Long, chiffon chemises embellished with black rose embroidery were worn over dark bloomers, “the original feminist undergarments,” as she said, or over long pants, looked fab and modern.
Scott continued to fine-tune her tailoring, with strong shouldered blazers with “anti-epaulettes” as she called them, crafted of macramé, and easy trousers with elastic-backed waists. Some of the tailoring was styled with soft layers, a crystal mesh piano shawl at the shoulders and at the hips, for example, or a pale yellow fringed and crocheted dress and glam looped fringe collar.

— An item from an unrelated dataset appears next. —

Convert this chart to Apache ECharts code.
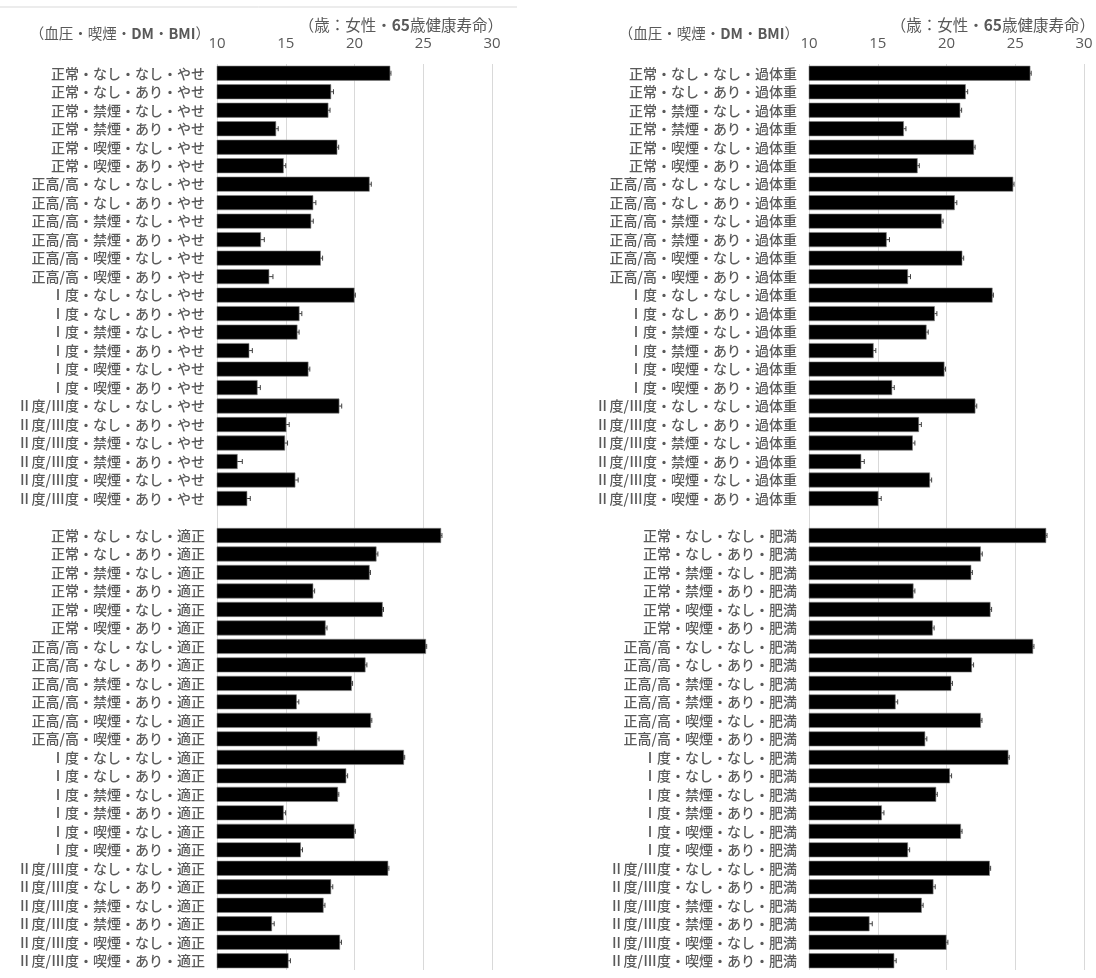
<!DOCTYPE html>
<html>
<head>
<meta charset="utf-8">
<script src="https://cdn.jsdelivr.net/npm/echarts@6/dist/echarts.min.js"></script>
<style>
  html, body { margin: 0; padding: 0; background: #fff; }
  #chart { width: 1096px; height: 978px; }
</style>
</head>
<body>
<div id="chart"></div>
<script>
// 区分 (血圧・喫煙・DM)
var bpList = ['正常', '正高/高', 'Ⅰ度', 'Ⅱ度/Ⅲ度'];
var smokeList = ['なし', '禁煙', '喫煙'];
var dmList = ['なし', 'あり'];
var xTicks = [10, 15, 20, 25, 30];

// 65歳健康寿命 (女性) - 左: やせ / 適正, 右: 過体重 / 肥満
var yaseVals = [22.6, 18.3, 18.1, 14.3, 18.75, 14.85, 21.1, 17.0, 16.85, 13.2, 17.55, 13.8,
                20.0, 16.0, 15.85, 12.35, 16.65, 12.95, 18.9, 15.05, 14.95, 11.5, 15.7, 12.2];
var yaseErr  = [0.05, 0.17, 0.12, 0.15, 0.1, 0.15, 0.12, 0.19, 0.15, 0.24, 0.13, 0.27,
                0.06, 0.17, 0.12, 0.22, 0.1, 0.2, 0.17, 0.2, 0.18, 0.34, 0.2, 0.22];
var tekiseiVals = [26.3, 21.6, 21.1, 17.0, 22.05, 17.9, 25.2, 20.8, 19.8, 15.8, 21.2, 17.3,
                   23.6, 19.4, 18.8, 14.85, 20.0, 16.1, 22.45, 18.3, 17.75, 14.0, 18.95, 15.2];
var tekiseiErr  = [0.06, 0.1, 0.06, 0.1, 0.06, 0.1, 0.05, 0.1, 0.06, 0.15, 0.06, 0.12,
                   0.05, 0.1, 0.06, 0.14, 0.06, 0.12, 0.05, 0.12, 0.1, 0.16, 0.1, 0.14];
var kataijuVals = [26.1, 21.4, 21.0, 16.9, 22.0, 17.9, 24.85, 20.6, 19.65, 15.65, 21.15, 17.2,
                   23.35, 19.15, 18.55, 14.7, 19.85, 16.05, 22.1, 18.0, 17.55, 13.8, 18.8, 15.05];
var kataijuErr  = [0.06, 0.14, 0.1, 0.15, 0.08, 0.12, 0.06, 0.15, 0.1, 0.2, 0.1, 0.18,
                   0.06, 0.15, 0.12, 0.16, 0.08, 0.15, 0.1, 0.17, 0.15, 0.22, 0.12, 0.2];
var himanVals = [27.25, 22.5, 21.8, 17.6, 23.2, 19.0, 26.3, 21.85, 20.35, 16.3, 22.5, 18.45,
                 24.5, 20.25, 19.25, 15.3, 21.05, 17.2, 23.15, 19.05, 18.2, 14.4, 20.0, 16.2];
var himanErr  = [0.06, 0.1, 0.08, 0.1, 0.08, 0.1, 0.06, 0.12, 0.08, 0.15, 0.08, 0.12,
                 0.06, 0.12, 0.08, 0.15, 0.08, 0.12, 0.06, 0.13, 0.1, 0.2, 0.1, 0.14];

var labelColor = '#595959';
var jpFont = '"Noto Sans CJK JP", sans-serif';

function makeLabels(bmi) {
    var arr = [];
    bpList.forEach(function(bp) {
        smokeList.forEach(function(sm) {
            dmList.forEach(function(dm) {
                arr.push(bp + '・' + sm + '・' + dm + '・' + bmi);
            });
        });
    });
    return arr;
}

// 上下2群を1本の軸にまとめる (間に空行1つ)
function makeCats(topBmi, bottomBmi) {
    return makeLabels(topBmi).concat(['']).concat(makeLabels(bottomBmi));
}
function makeBarData(topVals, bottomVals) {
    return topVals.concat(['-']).concat(bottomVals);
}
function makeErrData(topVals, topErr, bottomVals, bottomErr) {
    var out = [];
    topVals.forEach(function(v, i) {
        out.push([i, v - topErr[i], v + topErr[i]]);
    });
    bottomVals.forEach(function(v, i) {
        out.push([i + topVals.length + 1, v - bottomErr[i], v + bottomErr[i]]);
    });
    return out;
}

function renderErr(params, api) {
    var y = api.value(0);
    var p1 = api.coord([api.value(1), y]);
    var p2 = api.coord([api.value(2), y]);
    var h = 2.5;
    var st = { stroke: '#404040', lineWidth: 1 };
    return {
        type: 'group',
        children: [
            { type: 'line', shape: { x1: p1[0], y1: p1[1], x2: p2[0], y2: p2[1] }, style: st },
            { type: 'line', shape: { x1: p1[0], y1: p1[1] - h, x2: p1[0], y2: p1[1] + h }, style: st },
            { type: 'line', shape: { x1: p2[0], y1: p2[1] - h, x2: p2[0], y2: p2[1] + h }, style: st }
        ]
    };
}

function xAxisFor(idx) {
    return {
        type: 'value',
        gridIndex: idx,
        position: 'top',
        min: xTicks[0],
        max: xTicks[xTicks.length - 1],
        interval: 5,
        axisLine: { show: false },
        axisTick: { show: false },
        axisLabel: { color: labelColor, fontSize: 15, fontFamily: '"Open Sans", sans-serif', margin: 13 },
        splitLine: { lineStyle: { color: '#d9d9d9', width: 1 } }
    };
}
function yAxisFor(idx, cats) {
    return {
        type: 'category',
        gridIndex: idx,
        inverse: true,
        data: cats,
        axisLine: { show: false },
        axisTick: { show: false },
        axisLabel: { color: labelColor, fontSize: 14, fontFamily: jpFont, fontWeight: 500, margin: 12, interval: 0 }
    };
}

function titleText(x, y, text, size) {
    return {
        type: 'text', x: x, y: y,
        style: {
            text: text,
            rich: {
                a: { fontSize: size, fontFamily: jpFont, fill: labelColor },
                b: { fontSize: size, fontFamily: jpFont, fontWeight: 'bold', fill: labelColor }
            },
            align: 'right', verticalAlign: 'middle',
            fontSize: size, fontFamily: jpFont, fill: labelColor
        }
    };
}

var chart = echarts.init(document.getElementById('chart'));

var option = {
    animation: false,
    backgroundColor: '#fff',
    grid: [
        { left: 217, width: 275, top: 64, height: 906 },
        { left: 809, width: 275, top: 64, height: 906 }
    ],
    xAxis: [xAxisFor(0), xAxisFor(1)],
    yAxis: [yAxisFor(0, makeCats('やせ', '適正')), yAxisFor(1, makeCats('過体重', '肥満'))],
    graphic: [
        { type: 'line', shape: { x1: 0, y1: 7, x2: 517, y2: 7 }, style: { stroke: '#d9d9d9', lineWidth: 1 } },
        titleText(210, 33, '{a|（血圧・喫煙・}{b|DM}{a|・}{b|BMI}{a|）}', 14.5),
        titleText(503, 25, '{a|（歳：女性・}{b|65}{a|歳健康寿命）}', 15.5),
        titleText(799, 33, '{a|（血圧・喫煙・}{b|DM}{a|・}{b|BMI}{a|）}', 14.5),
        titleText(1095, 25, '{a|（歳：女性・}{b|65}{a|歳健康寿命）}', 15.5)
    ],
    series: [
        {
            type: 'bar', xAxisIndex: 0, yAxisIndex: 0, z: 3,
            barCategoryGap: '19%',
            itemStyle: { color: '#000', borderColor: '#7f7f7f', borderWidth: 0.6 },
            data: makeBarData(yaseVals, tekiseiVals)
        },
        {
            type: 'custom', xAxisIndex: 0, yAxisIndex: 0, z: 2,
            renderItem: renderErr,
            encode: { x: [1, 2], y: 0 },
            data: makeErrData(yaseVals, yaseErr, tekiseiVals, tekiseiErr)
        },
        {
            type: 'bar', xAxisIndex: 1, yAxisIndex: 1, z: 3,
            barCategoryGap: '19%',
            itemStyle: { color: '#000', borderColor: '#7f7f7f', borderWidth: 0.6 },
            data: makeBarData(kataijuVals, himanVals)
        },
        {
            type: 'custom', xAxisIndex: 1, yAxisIndex: 1, z: 2,
            renderItem: renderErr,
            encode: { x: [1, 2], y: 0 },
            data: makeErrData(kataijuVals, kataijuErr, himanVals, himanErr)
        }
    ]
};

chart.setOption(option);
</script>
</body>
</html>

The designer worked in Harris tweed, a material she said she loves for its connection to the U.K. and her homeland of Jamaica, but stripped it from its masculine connotations, fashioning a beautiful cocoa-colored dress draped at the shoulder, open at the side, and falling into a long skirt.
Competing for the Woolmark Prize opened her eyes to working with wool for her signature crochet and mesh knits, on cardigans and to craft bomber jackets with looped fringe collars, all of which helped adapt her Caribbean-born aesthetic to the winter season. She also showed two styles of shoes that she’s producing in Italy.
Scott said business is going well with her U.S. partners, and that she is expanding in Japan and the Middle East. She also continues to make moves on the global fashion prize circuit; Diotima was recently named a finalist for a Fashion Trust U.S. award.